Exercise. Give back exactly the lines from the beginning of the listing below to the line holding "fig = plt.figure(figsize=(8.39, 7.72), dpi=100)", both ends included; the pictures stay out.

Dataset extract.

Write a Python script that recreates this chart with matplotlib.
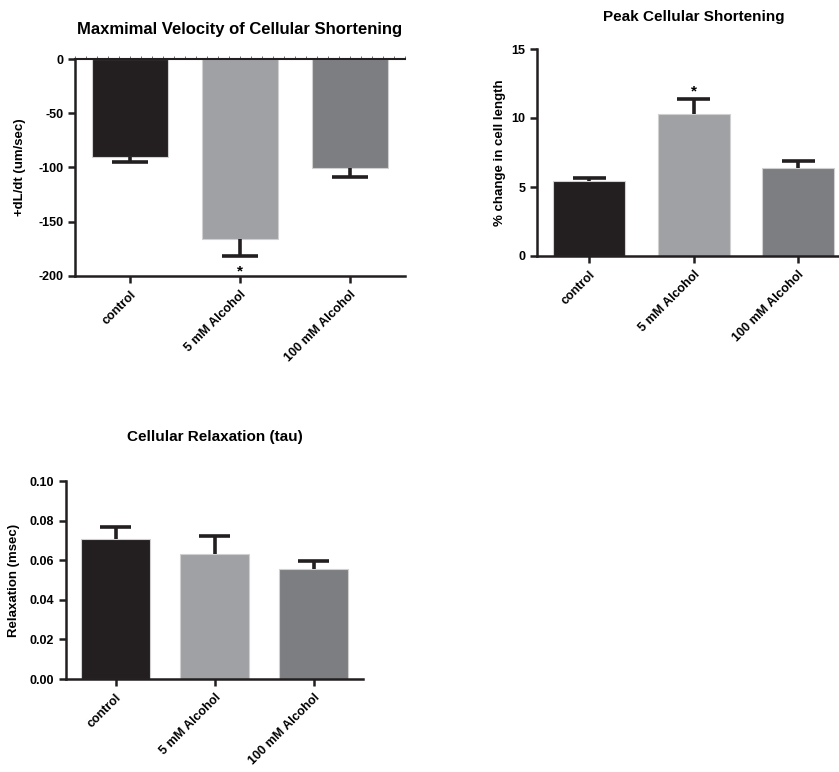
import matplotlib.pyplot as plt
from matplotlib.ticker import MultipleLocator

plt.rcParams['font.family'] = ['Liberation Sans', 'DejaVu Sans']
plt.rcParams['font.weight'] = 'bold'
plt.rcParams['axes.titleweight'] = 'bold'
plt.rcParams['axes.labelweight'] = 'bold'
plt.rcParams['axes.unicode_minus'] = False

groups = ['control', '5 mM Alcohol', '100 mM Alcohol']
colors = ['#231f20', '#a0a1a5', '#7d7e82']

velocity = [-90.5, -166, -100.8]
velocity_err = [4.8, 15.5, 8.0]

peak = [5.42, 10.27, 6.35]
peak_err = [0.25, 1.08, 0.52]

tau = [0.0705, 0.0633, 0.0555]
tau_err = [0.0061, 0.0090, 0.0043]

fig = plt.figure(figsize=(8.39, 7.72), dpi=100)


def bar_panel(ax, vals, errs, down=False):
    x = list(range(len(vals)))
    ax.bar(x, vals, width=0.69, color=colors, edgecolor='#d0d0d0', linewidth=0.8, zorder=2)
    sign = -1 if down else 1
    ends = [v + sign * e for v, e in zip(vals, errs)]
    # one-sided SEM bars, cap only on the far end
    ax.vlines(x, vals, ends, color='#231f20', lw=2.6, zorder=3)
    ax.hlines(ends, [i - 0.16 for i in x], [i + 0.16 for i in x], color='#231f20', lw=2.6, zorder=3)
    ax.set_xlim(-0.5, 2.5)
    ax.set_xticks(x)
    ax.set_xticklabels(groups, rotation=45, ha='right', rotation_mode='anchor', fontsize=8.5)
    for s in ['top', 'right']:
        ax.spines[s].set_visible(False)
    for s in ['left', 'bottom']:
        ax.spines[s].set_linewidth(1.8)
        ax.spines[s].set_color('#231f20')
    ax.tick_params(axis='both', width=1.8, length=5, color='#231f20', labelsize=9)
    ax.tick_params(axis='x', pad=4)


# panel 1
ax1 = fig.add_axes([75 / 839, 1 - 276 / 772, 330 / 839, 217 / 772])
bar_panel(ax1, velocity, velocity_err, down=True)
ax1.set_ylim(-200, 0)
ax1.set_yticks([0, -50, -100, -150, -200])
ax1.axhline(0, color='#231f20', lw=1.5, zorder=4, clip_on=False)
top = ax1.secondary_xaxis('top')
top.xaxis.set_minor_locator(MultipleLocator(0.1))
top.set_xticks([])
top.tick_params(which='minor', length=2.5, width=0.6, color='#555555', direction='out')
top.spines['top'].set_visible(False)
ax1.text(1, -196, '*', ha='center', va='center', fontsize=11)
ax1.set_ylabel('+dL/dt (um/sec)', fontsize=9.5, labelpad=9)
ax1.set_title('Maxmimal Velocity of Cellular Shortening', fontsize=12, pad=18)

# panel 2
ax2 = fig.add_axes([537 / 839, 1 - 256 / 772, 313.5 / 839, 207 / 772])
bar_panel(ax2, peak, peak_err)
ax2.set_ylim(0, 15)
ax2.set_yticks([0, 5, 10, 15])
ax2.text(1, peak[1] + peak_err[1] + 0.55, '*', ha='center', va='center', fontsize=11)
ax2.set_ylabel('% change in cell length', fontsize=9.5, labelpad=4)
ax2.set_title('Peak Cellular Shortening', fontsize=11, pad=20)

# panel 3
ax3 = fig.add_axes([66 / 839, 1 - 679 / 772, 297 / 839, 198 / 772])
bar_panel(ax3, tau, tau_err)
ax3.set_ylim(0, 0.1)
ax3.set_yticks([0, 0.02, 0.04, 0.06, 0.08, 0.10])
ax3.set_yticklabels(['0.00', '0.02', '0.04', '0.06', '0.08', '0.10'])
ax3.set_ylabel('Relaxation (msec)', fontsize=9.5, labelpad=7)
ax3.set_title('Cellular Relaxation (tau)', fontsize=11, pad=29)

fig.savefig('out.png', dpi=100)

Expected answer.
Write a Python script that recreates this chart with matplotlib.
import matplotlib.pyplot as plt
from matplotlib.ticker import MultipleLocator

plt.rcParams['font.family'] = ['Liberation Sans', 'DejaVu Sans']
plt.rcParams['font.weight'] = 'bold'
plt.rcParams['axes.titleweight'] = 'bold'
plt.rcParams['axes.labelweight'] = 'bold'
plt.rcParams['axes.unicode_minus'] = False

groups = ['control', '5 mM Alcohol', '100 mM Alcohol']
colors = ['#231f20', '#a0a1a5', '#7d7e82']

velocity = [-90.5, -166, -100.8]
velocity_err = [4.8, 15.5, 8.0]

peak = [5.42, 10.27, 6.35]
peak_err = [0.25, 1.08, 0.52]

tau = [0.0705, 0.0633, 0.0555]
tau_err = [0.0061, 0.0090, 0.0043]

fig = plt.figure(figsize=(8.39, 7.72), dpi=100)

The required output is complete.